On Sunday, the Health Ministry announced that 37 new confirmed coronavirus cases were recorded in the Laayoune-Sakia El Hamra region. Most of the new infections are located in Tarfaya, a coastal town in southwestern Morocco. Almost all of the new cases have been recorded among migrants, mainly those housed in three places made available for them by the authorities during the health crisis, well-informed sources told Yabiladi.
Three days before identifying these cases, local authorities in the coastal town raided migrant communities in the region. These operations were meant to trace the contacts of the possible positive cases, shortly after the discovery of 14 infections among migrants who sailed from the town to the Canary Islands.
«As Morocco has tightened border control as part of its attempts to avoid the spread of the coronavirus, only few migrants were able to leave Nador and Tangier. The southern coasts have become the main route for migrants. Before boarding boats, these migrants are often housed in unsanitary conditions that can help spread the virus», Omar Naji, vice-president of the Moroccan Association for Human Rights (AMDH) in Nador, told Yabiladi.

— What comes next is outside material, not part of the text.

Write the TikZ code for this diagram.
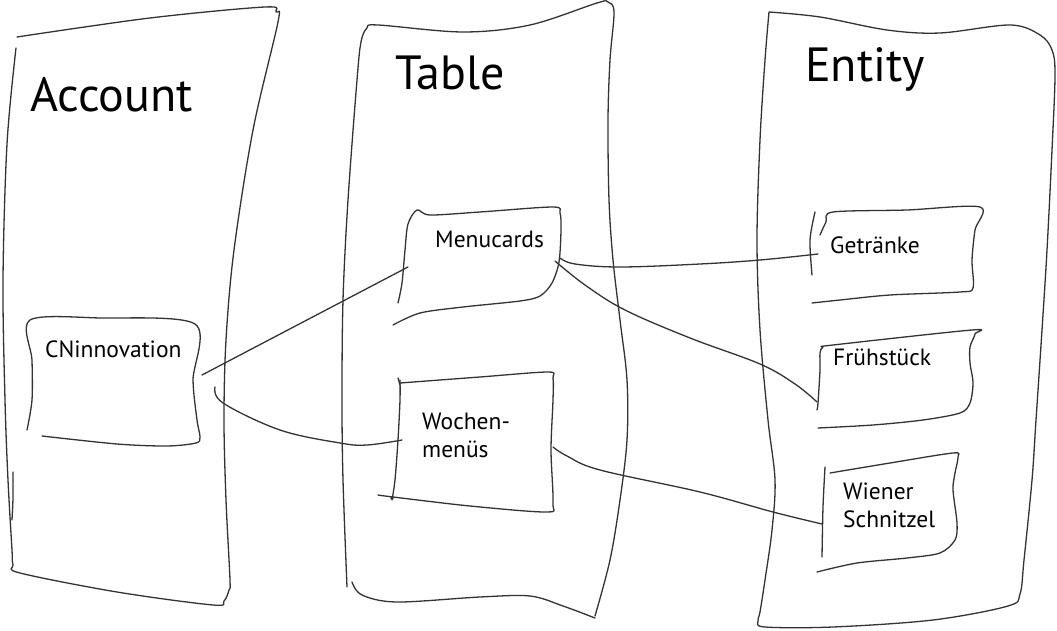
\documentclass[tikz,border=0pt]{standalone}
\usepackage{fontspec}
\setmainfont{PT Sans}
\begin{document}
\begin{tikzpicture}[x=1pt,y=-1pt,
  pen/.style={line width=1.3pt, draw=black!80, line cap=round, line join=round},
  heading/.style={font=\fontsize{48}{50}\selectfont, inner sep=0pt, anchor=base west},
  itemtext/.style={font=\fontsize{23.5}{28}\selectfont, inner sep=0pt, anchor=base west, align=left},
  link/.style={pen}]
\useasboundingbox (0,0) rectangle (1057,631);

% ---------- Account column ----------
\draw[pen] plot[smooth, tension=0.55] coordinates {
  (16,48) (7,144) (3,280) (5,400) (8,480) (12,550) (13,565) (20,573)
  (117,592) (213,605) (224,601) (229,590) (230,580) (226,500)
  (224,420) (226,340) (234,250) (253,130) (278,22) (276,12)
  (265,7) (150,18) (17,37)};
\draw[pen] plot[smooth] coordinates {(13,472) (13,498) (12,520)};
\node[heading] (account) at (30,112) {Account};

% CNinnovation box
\draw[pen] plot[smooth, tension=0.5] coordinates {
  (27,430) (32,400) (32,360) (30,320) (100,318) (195,324) (193,380)
  (197,420) (200,437) (196,443) (167,446) (117,444) (42,436)};
\node[itemtext] (cn) at (45,357) {CNinnovation};

% ---------- Table column ----------
\draw[pen] plot[smooth, tension=0.55] coordinates {
  (347,587) (343,480) (342,400) (343,300) (348,200) (357,80) (361,42)
  (367,28) (378,25) (463,32) (530,25) (597,3) (608,2) (614,12)
  (610,60) (608,120) (609,200) (613,260) (620,320) (627,380) (627,440)
  (620,500) (610,560) (595,616)};
\draw[pen] plot[smooth, tension=0.55] coordinates {
  (595,618) (563,606) (530,596) (480,597) (397,602) (362,595) (352,582)};
\node[heading] (table) at (395,90) {Table};

% Menucards box
\draw[pen] plot[smooth, tension=0.5] coordinates {
  (398,303) (402,283) (405,250) (408,224) (417,210) (430,215) (480,212)
  (553,207) (560,213) (561,230) (559,262) (552,283) (540,296) (520,301)
  (463,307) (420,313) (393,325)};
\node[itemtext] (menu) at (435,247) {Menucards};

% Wochenmenüs box
\draw[pen] (398,378) -- (400,385);
\draw[pen] plot[smooth, tension=0.5] coordinates {
  (400,383) (480,377) (548,372) (553,378) (553,400) (551,450) (553,503)
  (547,512) (470,506) (393,497) (378,495)};
\draw[pen] plot[smooth] coordinates {(400,380) (400,400) (398,440) (395,480) (392,500)};
\fill[black!80] (392,498) circle (1.8);
\node[itemtext] (woche) at (422,457) {Wochen-\\menüs};

% ---------- Entity column ----------
\draw[pen] plot[smooth, tension=0.55] coordinates {
  (769,12) (765,60) (760,140) (757,240) (760,330) (768,420) (775,480)
  (772,530) (765,580) (760,612) (758,621) (765,627) (833,627) (933,620)
  (1008,606) (1020,594) (1024,560) (1032,480) (1036,420) (1042,330)
  (1047,250) (1052,150) (1055,75) (1052,50) (1040,35) (1010,25) (940,33)
  (887,30) (820,17) (769,12)};
\node[heading] (entity) at (805,82) {Entity};

% Getränke box
\draw[pen] plot[smooth] coordinates {(815,212) (810,240) (812,275)};
\draw[pen] plot[smooth, tension=0.5] coordinates {
  (820,235) (826,222) (833,212) (907,210) (980,207) (975,230) (972,260)
  (973,288) (960,292) (890,295) (840,300) (812,303)};
\node[itemtext] (drinks) at (830,253) {Getränke};

% Frühstück box
\draw[pen] plot[smooth, tension=0.5] coordinates {
  (817,410) (818,403) (820,370) (820,353) (823,347) (833,345) (972,330)
  (975,334) (970,347) (970,363) (973,383) (970,403) (960,413) (923,420)
  (873,425) (818,428)};
\node[itemtext] (breakfast) at (833,365) {Frühstück};

% Wiener Schnitzel box
\draw[pen] plot[smooth] coordinates {(825,467) (823,507) (822,557)};
\draw[pen] plot[smooth, tension=0.5] coordinates {
  (830,473) (890,463) (953,453) (958,457) (955,473) (953,490) (957,523)
  (955,540) (940,553) (907,558) (857,563) (817,572)};
\node[itemtext] (schnitzel) at (843,527) {Wiener\\Schnitzel};

% ---------- connectors ----------
\coordinate (cn-a) at (202,375);
\coordinate (cn-b) at (215,387);
\coordinate (menu-a) at (408,267);
\coordinate (menu-b) at (560,258);
\coordinate (menu-c) at (555,261);
\coordinate (woche-a) at (402,440);
\coordinate (woche-b) at (553,447);
\coordinate (drinks-a) at (818,254);
\coordinate (breakfast-a) at (817,402);
\coordinate (schnitzel-a) at (822,524);

\draw[link] (cn-a) -- (menu-a);
\draw[link] plot[smooth, tension=0.6] coordinates {
  (cn-b) (223,403) (280,430) (340,443) (367,445) (woche-a)};
\draw[link] plot[smooth, tension=0.6] coordinates {
  (menu-b) (575,264) (620,267) (700,264) (760,260) (drinks-a)};
\draw[link] plot[smooth, tension=0.6] coordinates {
  (menu-c) (585,285) (625,310) (690,338) (760,364) (795,384) (breakfast-a)};
\draw[link] plot[smooth, tension=0.6] coordinates {
  (woche-b) (567,456) (600,470) (700,492) (773,512) (schnitzel-a)};
\end{tikzpicture}
\end{document}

Accommodation conditions making it difficult to observe social distancing
The activist, who has been in contact with these migrants, confirmed the news about the situation in Tarfaya. «The arrests have been carried since Friday. The local authorities have informed the arrestees that these were not police arrests but interventions for screenings», he added. But these people would have been kept in «illegal confinement spaces», Omar Naji regretted. «They have been transferred to places, including a house in Tarfaya, one in Laayoune and one in Tah», he said.
Another source told Yabiladi that the 37 nationals were preparing to set sail when they were arrested on June 16. They were «placed in confinement in a home for migrants». «Except that the aforementioned home shelters 260 other Sub-Saharans, who are likely to be positive» for coronavirus, the same source stressed. This explains why «all members of the local authorities who carried out the arrests have undergone coronavirus tests and are impatiently awaiting the results».
But well before these raids, «the arrests began already on March 15, either to prevent these migrants from leaving the country or to house them as part of preventive measures set up to avoid the spread of the pandemic», Omar Naji said.
«The sanitary measures must be applied, but it has been more than three months that these nationals are locked up there, in disastrous conditions where social distancing is impossible to practice, not to mention the absence of masks and hydroalcoholic gels. This is not how we can fight the pandemic».
Omar Naji fears that the focus of contagion will widen «mainly due to these retention methods, which in themselves represent a danger to people, especially during a pandemic». In this sense, he recalls that one of these spaces has already seen a number of escaping attempts.